Protesters have also been critical of governor Ned Lamont, who hasn't made a statement about the fatal police shooting.

Within the last week on Twitter, Lamont tweeted about a shooting outside of Connecticut. On the Officer of Governor Ned Lamont Facebook page, a day after Vega Cruz died from his injuries, Lamont posted, "Proud to stand with Moms Demand Action-CT, Connecticut Against Gun Violence, Newtown Action Alliance, and Sandy Hook Promise to support commonsense gun violence prevention laws. We know the impact of gun violence and we must stay a leader on these issues."

Kerry Ellington has been on the ground organizing in New Haven and Hamden in the wake of the shooting of Washington, just days before Vega Cruz' confrontation with police.

On Friday, Ellington and other protesters from across the state showed up in solidarity at the protest in Wethersfield. Throughout the march, Ellington lead chants, ensured the group stayed together, and posed questions to law enforcement.

A few of Bello's neighbors stood outside their homes, watching the protest. Some filmed it.

"For all the white neighbors out here who are wondering why we're disrupting the peace in your neighborhoods, the peace is being disrupted in our black and brown communities by the officers we pay out tax dollars to," Ellington said through the bullhorn.

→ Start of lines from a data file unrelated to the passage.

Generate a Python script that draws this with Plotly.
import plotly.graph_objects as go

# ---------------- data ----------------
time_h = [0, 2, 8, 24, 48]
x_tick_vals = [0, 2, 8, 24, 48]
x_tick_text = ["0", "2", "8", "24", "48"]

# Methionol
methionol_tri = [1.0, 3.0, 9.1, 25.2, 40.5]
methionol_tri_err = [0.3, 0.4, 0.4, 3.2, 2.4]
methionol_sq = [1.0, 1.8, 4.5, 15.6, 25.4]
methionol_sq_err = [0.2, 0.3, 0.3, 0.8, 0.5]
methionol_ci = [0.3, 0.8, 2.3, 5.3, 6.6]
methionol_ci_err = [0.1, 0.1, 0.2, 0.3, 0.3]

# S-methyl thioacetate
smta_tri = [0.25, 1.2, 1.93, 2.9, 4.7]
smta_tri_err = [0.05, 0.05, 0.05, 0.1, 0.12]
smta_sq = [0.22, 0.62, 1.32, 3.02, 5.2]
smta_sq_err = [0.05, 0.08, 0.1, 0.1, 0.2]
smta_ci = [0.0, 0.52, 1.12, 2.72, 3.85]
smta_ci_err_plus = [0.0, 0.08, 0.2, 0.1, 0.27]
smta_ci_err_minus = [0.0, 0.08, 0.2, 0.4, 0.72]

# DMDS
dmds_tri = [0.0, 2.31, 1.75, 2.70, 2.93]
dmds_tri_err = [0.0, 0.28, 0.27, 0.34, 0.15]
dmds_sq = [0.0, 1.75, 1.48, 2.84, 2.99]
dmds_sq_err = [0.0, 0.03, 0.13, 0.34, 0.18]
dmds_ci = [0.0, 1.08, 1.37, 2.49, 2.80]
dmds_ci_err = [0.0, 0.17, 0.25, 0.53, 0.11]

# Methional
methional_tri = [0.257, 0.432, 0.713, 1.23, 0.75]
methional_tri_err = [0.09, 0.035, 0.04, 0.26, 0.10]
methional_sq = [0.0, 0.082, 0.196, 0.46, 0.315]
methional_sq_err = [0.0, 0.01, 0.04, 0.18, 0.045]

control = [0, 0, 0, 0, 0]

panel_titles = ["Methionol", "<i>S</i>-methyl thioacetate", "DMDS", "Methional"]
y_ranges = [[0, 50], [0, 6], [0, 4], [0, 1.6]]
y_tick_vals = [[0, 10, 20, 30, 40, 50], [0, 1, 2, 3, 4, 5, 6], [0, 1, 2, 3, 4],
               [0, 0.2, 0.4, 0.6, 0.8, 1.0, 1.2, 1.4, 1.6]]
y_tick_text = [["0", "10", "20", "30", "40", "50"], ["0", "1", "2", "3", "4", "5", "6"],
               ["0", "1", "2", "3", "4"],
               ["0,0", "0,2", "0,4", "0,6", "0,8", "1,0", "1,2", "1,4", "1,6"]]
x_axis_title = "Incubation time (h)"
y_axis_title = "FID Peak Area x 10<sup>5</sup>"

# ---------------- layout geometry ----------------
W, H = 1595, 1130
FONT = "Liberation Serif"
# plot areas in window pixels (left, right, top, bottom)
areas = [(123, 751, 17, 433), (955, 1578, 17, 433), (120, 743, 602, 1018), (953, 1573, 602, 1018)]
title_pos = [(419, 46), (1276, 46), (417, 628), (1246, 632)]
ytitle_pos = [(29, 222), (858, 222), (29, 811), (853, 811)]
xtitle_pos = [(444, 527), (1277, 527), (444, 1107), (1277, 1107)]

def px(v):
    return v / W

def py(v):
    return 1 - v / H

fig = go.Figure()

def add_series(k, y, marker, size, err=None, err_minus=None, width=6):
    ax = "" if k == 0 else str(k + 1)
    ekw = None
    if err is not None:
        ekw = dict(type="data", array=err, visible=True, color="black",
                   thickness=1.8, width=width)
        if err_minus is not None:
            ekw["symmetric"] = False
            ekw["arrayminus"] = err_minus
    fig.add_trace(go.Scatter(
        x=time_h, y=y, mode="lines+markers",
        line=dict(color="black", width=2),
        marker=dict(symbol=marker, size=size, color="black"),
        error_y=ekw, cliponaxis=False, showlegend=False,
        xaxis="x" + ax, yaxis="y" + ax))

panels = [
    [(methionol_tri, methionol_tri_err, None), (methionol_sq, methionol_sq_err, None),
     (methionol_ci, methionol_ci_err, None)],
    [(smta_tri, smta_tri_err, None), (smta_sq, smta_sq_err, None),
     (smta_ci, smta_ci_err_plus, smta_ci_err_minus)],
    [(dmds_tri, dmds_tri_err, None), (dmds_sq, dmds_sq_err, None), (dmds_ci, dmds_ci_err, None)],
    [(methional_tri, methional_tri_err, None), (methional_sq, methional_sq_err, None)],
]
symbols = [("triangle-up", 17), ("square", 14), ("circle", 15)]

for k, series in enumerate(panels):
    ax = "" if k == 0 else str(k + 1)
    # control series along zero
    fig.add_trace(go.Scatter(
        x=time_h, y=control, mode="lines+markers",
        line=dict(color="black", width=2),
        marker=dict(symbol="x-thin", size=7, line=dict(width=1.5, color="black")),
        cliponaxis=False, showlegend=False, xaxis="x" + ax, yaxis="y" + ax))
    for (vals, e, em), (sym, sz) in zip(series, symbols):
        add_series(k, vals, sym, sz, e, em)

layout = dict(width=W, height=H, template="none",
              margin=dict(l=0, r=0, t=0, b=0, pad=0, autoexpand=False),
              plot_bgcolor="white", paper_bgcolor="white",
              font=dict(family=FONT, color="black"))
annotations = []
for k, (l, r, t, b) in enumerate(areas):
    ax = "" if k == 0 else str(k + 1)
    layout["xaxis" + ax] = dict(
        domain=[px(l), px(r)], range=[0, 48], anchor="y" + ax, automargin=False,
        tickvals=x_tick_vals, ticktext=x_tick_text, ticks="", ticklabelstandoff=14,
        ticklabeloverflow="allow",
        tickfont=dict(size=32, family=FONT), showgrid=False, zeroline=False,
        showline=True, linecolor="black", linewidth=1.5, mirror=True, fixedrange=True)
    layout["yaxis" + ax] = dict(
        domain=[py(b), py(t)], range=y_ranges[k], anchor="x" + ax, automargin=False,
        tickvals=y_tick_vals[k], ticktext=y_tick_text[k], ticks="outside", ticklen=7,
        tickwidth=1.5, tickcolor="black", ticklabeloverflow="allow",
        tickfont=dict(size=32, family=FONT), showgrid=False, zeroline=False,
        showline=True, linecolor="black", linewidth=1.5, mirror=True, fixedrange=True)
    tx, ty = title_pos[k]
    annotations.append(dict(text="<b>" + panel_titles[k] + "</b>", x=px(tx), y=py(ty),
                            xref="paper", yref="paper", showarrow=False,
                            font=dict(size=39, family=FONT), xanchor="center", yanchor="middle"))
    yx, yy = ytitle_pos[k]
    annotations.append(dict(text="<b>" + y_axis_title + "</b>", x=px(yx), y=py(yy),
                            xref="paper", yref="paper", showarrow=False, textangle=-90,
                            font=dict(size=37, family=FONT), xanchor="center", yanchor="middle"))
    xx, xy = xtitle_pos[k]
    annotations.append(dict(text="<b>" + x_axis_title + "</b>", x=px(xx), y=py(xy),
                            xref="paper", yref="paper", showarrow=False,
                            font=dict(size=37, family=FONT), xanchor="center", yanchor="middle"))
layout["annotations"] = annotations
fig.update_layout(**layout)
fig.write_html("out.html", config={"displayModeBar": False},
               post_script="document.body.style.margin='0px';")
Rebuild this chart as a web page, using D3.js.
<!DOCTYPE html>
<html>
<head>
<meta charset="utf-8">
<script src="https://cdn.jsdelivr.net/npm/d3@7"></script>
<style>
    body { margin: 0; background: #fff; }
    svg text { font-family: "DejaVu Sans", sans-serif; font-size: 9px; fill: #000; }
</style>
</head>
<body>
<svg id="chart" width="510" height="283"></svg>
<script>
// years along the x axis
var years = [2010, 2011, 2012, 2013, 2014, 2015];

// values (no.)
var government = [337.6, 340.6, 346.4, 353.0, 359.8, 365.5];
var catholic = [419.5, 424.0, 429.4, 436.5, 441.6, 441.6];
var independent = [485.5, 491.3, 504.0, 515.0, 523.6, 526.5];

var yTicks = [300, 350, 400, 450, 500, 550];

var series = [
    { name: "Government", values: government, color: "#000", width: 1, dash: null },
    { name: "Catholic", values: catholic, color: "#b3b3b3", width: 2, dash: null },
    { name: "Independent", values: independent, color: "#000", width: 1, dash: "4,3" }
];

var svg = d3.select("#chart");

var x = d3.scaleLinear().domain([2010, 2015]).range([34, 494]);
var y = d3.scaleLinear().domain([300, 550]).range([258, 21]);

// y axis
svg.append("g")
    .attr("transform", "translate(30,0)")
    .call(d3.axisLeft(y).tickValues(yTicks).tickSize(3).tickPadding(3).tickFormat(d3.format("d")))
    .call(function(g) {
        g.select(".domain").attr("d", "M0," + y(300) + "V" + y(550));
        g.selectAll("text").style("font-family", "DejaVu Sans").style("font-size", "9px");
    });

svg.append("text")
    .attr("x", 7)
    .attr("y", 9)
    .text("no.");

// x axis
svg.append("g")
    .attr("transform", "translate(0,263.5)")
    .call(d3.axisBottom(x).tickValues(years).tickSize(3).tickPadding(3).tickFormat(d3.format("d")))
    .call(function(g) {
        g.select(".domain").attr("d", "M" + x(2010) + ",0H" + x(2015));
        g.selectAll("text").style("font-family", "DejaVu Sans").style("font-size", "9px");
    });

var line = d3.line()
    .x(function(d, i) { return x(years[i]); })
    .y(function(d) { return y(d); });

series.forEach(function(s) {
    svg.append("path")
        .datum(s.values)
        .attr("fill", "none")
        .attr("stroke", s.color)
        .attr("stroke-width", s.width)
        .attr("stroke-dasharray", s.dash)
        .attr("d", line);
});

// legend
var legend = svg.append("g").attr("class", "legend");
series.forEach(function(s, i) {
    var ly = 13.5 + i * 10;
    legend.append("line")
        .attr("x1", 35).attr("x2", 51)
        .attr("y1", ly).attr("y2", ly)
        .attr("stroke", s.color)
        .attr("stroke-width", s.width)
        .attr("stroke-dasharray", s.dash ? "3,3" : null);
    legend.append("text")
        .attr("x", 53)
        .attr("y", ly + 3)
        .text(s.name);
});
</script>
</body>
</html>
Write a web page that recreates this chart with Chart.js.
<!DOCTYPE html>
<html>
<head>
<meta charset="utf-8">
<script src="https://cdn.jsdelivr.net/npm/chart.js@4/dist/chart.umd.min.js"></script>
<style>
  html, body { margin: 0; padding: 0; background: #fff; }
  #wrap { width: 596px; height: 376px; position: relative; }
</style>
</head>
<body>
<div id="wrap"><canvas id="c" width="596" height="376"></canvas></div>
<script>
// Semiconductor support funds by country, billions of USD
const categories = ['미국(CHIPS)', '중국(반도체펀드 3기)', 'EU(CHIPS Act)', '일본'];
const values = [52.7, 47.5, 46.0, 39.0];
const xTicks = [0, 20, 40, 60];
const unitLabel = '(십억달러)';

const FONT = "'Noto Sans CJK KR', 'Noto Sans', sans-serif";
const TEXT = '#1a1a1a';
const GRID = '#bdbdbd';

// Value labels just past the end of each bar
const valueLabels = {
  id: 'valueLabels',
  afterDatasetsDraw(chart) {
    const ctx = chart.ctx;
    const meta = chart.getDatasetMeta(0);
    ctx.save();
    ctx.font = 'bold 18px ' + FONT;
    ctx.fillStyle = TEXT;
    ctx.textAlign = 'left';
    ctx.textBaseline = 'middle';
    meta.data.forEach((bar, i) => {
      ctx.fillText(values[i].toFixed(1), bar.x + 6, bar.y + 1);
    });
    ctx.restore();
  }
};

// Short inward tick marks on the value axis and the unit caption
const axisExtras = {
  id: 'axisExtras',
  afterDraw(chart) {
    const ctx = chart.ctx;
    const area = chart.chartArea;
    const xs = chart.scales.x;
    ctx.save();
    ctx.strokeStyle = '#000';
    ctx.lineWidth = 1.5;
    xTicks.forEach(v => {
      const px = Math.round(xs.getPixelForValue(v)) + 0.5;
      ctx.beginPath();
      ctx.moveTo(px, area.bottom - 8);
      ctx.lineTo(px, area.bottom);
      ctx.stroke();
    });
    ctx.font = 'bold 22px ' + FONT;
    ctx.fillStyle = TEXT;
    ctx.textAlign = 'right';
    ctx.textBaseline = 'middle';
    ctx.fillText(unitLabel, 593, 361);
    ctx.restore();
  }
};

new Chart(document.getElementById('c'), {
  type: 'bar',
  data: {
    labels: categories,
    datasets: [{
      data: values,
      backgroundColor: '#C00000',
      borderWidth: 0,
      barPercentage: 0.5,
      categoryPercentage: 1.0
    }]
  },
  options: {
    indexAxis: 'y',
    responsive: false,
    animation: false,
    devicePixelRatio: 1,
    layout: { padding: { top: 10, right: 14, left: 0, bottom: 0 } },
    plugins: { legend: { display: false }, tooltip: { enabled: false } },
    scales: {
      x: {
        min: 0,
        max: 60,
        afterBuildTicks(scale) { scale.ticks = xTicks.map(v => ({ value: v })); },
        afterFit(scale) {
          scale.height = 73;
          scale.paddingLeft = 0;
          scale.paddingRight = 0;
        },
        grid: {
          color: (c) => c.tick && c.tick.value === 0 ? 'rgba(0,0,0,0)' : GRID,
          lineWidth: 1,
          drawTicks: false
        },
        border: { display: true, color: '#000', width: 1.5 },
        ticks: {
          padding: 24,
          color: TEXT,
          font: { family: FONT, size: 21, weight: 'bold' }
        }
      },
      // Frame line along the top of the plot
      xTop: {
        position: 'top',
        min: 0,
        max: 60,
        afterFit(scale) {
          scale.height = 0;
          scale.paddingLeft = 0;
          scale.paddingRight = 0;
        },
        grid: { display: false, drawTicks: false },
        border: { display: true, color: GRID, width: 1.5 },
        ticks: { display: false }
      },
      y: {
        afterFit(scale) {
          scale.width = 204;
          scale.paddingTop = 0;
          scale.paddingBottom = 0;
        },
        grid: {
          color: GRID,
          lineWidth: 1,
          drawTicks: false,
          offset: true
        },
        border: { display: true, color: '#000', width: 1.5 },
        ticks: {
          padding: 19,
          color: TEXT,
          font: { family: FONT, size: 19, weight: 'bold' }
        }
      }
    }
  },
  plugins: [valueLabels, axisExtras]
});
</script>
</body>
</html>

Community organizer Kerry Ellington speaks protesters in front of the Wethersfield mayor's house. She and other protestors from across the state came in solidarity.
Credit Ryan Caron King / Connecticut Public Radio

"It's important that we unify around the pattern of police violence across communities in Connecticut because we see a similar pattern of police violating people's right to due process in black and brown communities," she said in an interview after the protest was over. "Not only violating people's right to due process but also shooting unarmed people, breaking department policy and protocol, and using lethal and excessive force on people in our communities."

Protesters are calling on the town's government to fire the officer who fatally shot Vega Cruz. They also want the state's attorney's office to be transparent when investigating officer's use of force and hold officers accountable.

More protests and actions are planned for this week.